WHAT NEEDS TO BE DONE - Repeat exactly the lines running from the first line of the data to the line containing "import * as", both ends included, and nothing else; drop the pictures.

STORED DATA -
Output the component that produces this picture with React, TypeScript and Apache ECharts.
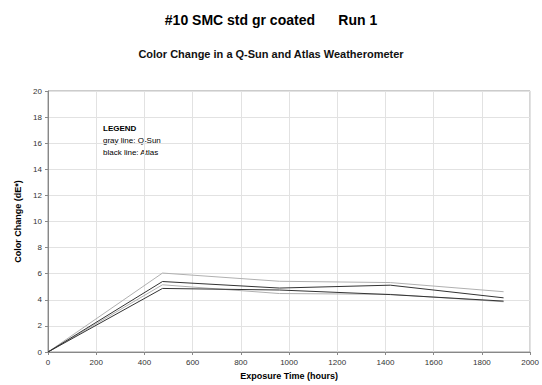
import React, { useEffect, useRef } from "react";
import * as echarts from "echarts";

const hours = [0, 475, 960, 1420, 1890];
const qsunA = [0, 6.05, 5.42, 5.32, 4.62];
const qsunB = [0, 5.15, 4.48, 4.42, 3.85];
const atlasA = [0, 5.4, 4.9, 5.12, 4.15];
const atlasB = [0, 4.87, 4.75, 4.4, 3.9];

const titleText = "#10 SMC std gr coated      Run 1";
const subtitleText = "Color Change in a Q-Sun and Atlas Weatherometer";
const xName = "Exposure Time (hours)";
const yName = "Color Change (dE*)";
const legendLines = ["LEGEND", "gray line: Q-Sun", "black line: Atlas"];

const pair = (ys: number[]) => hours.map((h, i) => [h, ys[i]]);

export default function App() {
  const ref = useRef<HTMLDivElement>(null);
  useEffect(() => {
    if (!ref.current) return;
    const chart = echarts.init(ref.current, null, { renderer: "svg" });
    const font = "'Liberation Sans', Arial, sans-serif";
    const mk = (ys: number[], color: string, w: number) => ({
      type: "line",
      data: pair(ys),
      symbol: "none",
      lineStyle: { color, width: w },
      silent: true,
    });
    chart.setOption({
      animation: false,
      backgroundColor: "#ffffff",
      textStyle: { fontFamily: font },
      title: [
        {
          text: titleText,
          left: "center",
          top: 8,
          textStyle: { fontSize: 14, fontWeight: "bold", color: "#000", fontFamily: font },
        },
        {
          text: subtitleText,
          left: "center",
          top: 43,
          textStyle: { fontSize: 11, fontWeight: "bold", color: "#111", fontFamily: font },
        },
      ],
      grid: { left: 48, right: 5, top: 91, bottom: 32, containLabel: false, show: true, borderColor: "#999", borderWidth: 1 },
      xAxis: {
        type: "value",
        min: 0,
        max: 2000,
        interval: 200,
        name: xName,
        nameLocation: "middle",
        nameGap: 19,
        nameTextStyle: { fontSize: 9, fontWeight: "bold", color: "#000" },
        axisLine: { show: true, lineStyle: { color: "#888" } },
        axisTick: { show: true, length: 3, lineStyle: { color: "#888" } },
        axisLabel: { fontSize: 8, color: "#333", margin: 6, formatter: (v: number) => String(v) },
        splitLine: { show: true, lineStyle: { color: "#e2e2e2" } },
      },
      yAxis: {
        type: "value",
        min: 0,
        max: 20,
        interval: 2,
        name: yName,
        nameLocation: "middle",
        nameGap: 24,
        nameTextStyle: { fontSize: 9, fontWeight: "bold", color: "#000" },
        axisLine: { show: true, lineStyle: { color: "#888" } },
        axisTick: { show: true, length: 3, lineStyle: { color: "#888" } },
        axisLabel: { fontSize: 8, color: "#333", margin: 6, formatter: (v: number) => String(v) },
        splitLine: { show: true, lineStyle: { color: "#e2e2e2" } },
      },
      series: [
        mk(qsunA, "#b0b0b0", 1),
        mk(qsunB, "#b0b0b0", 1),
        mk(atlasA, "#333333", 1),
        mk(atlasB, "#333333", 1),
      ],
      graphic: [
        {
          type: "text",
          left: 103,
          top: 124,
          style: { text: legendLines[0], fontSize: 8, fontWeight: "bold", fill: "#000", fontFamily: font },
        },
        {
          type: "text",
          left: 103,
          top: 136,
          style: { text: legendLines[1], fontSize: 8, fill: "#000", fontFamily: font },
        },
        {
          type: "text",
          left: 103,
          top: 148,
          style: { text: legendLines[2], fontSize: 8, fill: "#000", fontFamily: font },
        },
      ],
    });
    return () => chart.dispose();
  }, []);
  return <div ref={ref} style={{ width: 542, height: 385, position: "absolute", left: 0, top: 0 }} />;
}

RESULT OF THIS TASK -
Output the component that produces this picture with React, TypeScript and Apache ECharts.
import React, { useEffect, useRef } from "react";
import * as echarts from "echarts";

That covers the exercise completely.